Logan: The Honorable Life and Scandalous Death of a Western Lawman, by Jackie Boor, Cable Publishing, Brule, Wis., 2014, $25.95
Born in Franktown, Nevada in 1861, Thomas Walter Logan grew up to see the territory achieve statehood, undergo a series of booms and busts and enter the 20th century at a time of profound change for the nation. Amid that change, on January 3, 1899, Tom Logan, the 37-year-old father of six daughters and a son, was sworn in as the 11th sheriff of Nye County. Operating from the county seat of Belmont, his task was to uphold the law in a region of mountains and desert the size of New Hampshire and New Jersey combined.

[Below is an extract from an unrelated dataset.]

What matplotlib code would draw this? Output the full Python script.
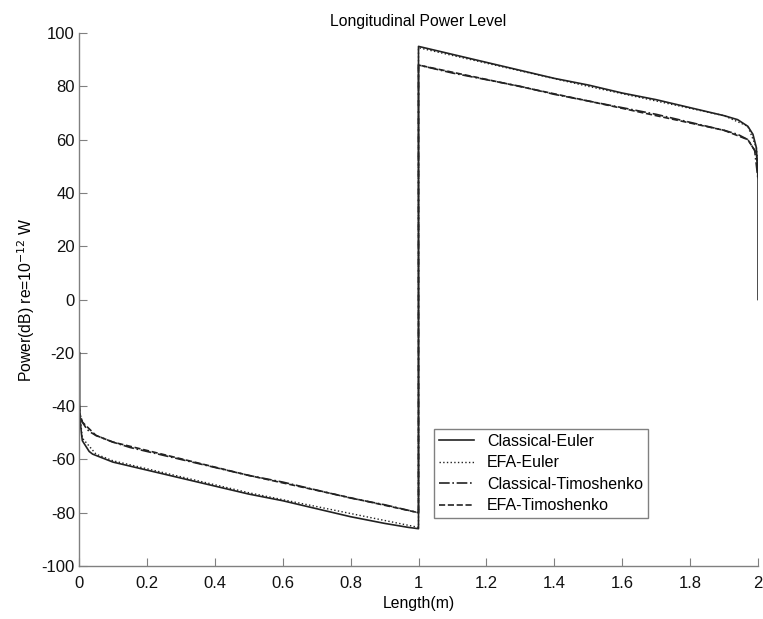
import matplotlib
matplotlib.use("Agg")
import matplotlib.pyplot as plt

plt.rcParams['font.family'] = ['Liberation Sans', 'DejaVu Sans']
plt.rcParams['axes.unicode_minus'] = False

# Classical-Euler (solid)
ce_x = [0.002, 0.002, 0.004, 0.007, 0.01, 0.015, 0.02, 0.03, 0.04, 0.05, 0.07, 0.1, 0.15, 0.2, 0.3, 0.4,
        0.5, 0.6, 0.7, 0.8, 0.9, 0.97, 1.0, 1.0, 1.0,
        1.0, 1.1, 1.2, 1.3, 1.4, 1.5, 1.6, 1.7, 1.8, 1.85, 1.9, 1.94, 1.97, 1.985, 1.995, 2.0, 2.0]
ce_y = [-20, -40, -46, -50, -53, -54, -55, -57, -58, -58.5, -59.5, -61, -62.5, -64, -67, -70,
        -73, -75.5, -78.5, -81.5, -84, -85.5, -86, 4, 95,
        95, 92, 89, 86, 83, 80.5, 77.5, 75, 72, 70.5, 69, 67.5, 65, 62, 57, 45, 0]

# EFA-Euler (dotted)
ee_x = [0.0, 0.01, 0.05, 0.1, 0.5, 1.0, 1.0, 1.5, 1.9, 1.97, 1.995, 2.0]
ee_y = [-40, -52, -58, -60.5, -72.5, -85.5, 94.5, 80, 69, 65, 57, 50]

# Classical-Timoshenko (dash-dot)
ct_x = [0.0, 0.003, 0.01, 0.02, 0.03, 0.05, 0.07, 0.1, 0.15, 0.2, 0.3, 0.4, 0.5, 0.6, 0.7, 0.8,
        0.9, 1.0, 1.0, 1.0, 1.1, 1.2, 1.3, 1.4, 1.5, 1.6, 1.7, 1.8, 1.85, 1.9, 1.94, 1.97, 1.99, 2.0]
ct_y = [-38, -43, -46, -48, -49.5, -51, -52, -53.5, -55.5, -57, -60, -63, -66, -68.5, -71.5, -74.5,
        -77, -80, 4, 88, 85, 82.5, 80, 77, 74.5, 72, 69.5, 66.5, 65, 63.5, 62, 60, 56, 45]

# EFA-Timoshenko (dashed)
et_x = [0.0, 0.01, 0.05, 0.1, 0.5, 1.0, 1.0, 1.5, 1.9, 1.97, 1.995, 2.0]
et_y = [-42, -46, -51, -53.5, -66, -80, 88, 74.5, 63.5, 60, 55, 48]

labels = ['Classical-Euler', 'EFA-Euler', 'Classical-Timoshenko', 'EFA-Timoshenko']
x_ticks = [0, 0.2, 0.4, 0.6, 0.8, 1, 1.2, 1.4, 1.6, 1.8, 2]
x_ticklabels = ['0', '0.2', '0.4', '0.6', '0.8', '1', '1.2', '1.4', '1.6', '1.8', '2']
y_ticks = [-100, -80, -60, -40, -20, 0, 20, 40, 60, 80, 100]

fig = plt.figure(figsize=(7.63, 6.19), dpi=100)
ax = fig.add_axes([0.1035, 0.0856, 0.890, 0.861])

lc = '#222222'
ax.plot(ce_x, ce_y, '-', color=lc, lw=1.2, label=labels[0])
ax.plot(ee_x, ee_y, ':', color=lc, lw=1.0, label=labels[1])
ax.plot(ct_x, ct_y, '-.', color=lc, lw=1.2, label=labels[2])
ax.plot(et_x, et_y, '--', color=lc, lw=1.2, label=labels[3])

ax.set_xlim(0, 2)
ax.set_ylim(-100, 100)
ax.set_xticks(x_ticks)
ax.set_xticklabels(x_ticklabels)
ax.set_yticks(y_ticks)
for s in ['top', 'right']:
    ax.spines[s].set_visible(False)
for s in ['left', 'bottom']:
    ax.spines[s].set_color('#808080')
    ax.spines[s].set_linewidth(1.0)
ax.tick_params(direction='in', length=6, color='#808080', labelsize=12, labelcolor='#111111', pad=3)
ax.tick_params(axis='x', pad=7)

ax.set_title('Longitudinal Power Level', fontsize=11.3, pad=5)
ax.set_xlabel('Length(m)', fontsize=11.3, labelpad=4)
ax.set_ylabel('Power(dB) re=10$^{-12}$ W', fontsize=11.3, labelpad=3)

leg = ax.legend(loc='lower left', bbox_to_anchor=(0.523, 0.09), fontsize=11.5, frameon=True,
                fancybox=False, framealpha=1, edgecolor='#808080', borderpad=0.3,
                labelspacing=0.4, handlelength=2.2, handletextpad=0.8, borderaxespad=0)
leg.get_frame().set_linewidth(1.0)

fig.savefig('out.png', dpi=100)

In contrast to so many lawmen who shot first and asked questions later, Sheriff Logan performed his duties with gunplay strictly as a last resort. The Tonopah Daily Sun recorded an incident in which a drunken Wyatt Earp slapped wife Josie and, when a young miner tried to intervene, ran to the saloon he then owned in town and returned with two six-guns in hand. “Tom Logan was told of the row,” the account said, “and he hastened at once to the scene. Pushing his way to the center of the mass, he caught Earp by arm and, without raising his voice, talked him into giving up his guns.…It was a common occurrence. The man did not know what fear was, and he always tried to stop trouble by peaceful means, although there was not better hand with a gun in this country than he.”
It is just another of history’s sad ironies that this lawman, reputedly without fear and without reproach, met his end in a house of ill-repute, with whose madam he had spent the night, and who he was protecting from an unruly customer who violently refused to leave on the morning of April 7, 1906. After Logan was shot five times by Walter Barieau, his last act, true to form, was to prevent the piano player who came to his aid from shooting his assailant, thus averting further bloodshed.
Jackie Boor’s biography uses a wealth of available documentation to revive the memory of her great-grandfather and re-create his life and times, his family and the Nevada county that grew up around him. She bestows equally ample details upon his postmortem—consequences to the family and the people he knew, and the trial of the murderer, whose outcome many thought as astonishing and scandalous as Logan’s death. For those who may have overlooked him, as well as the history of the state he served, Logan should catch you up on both counts.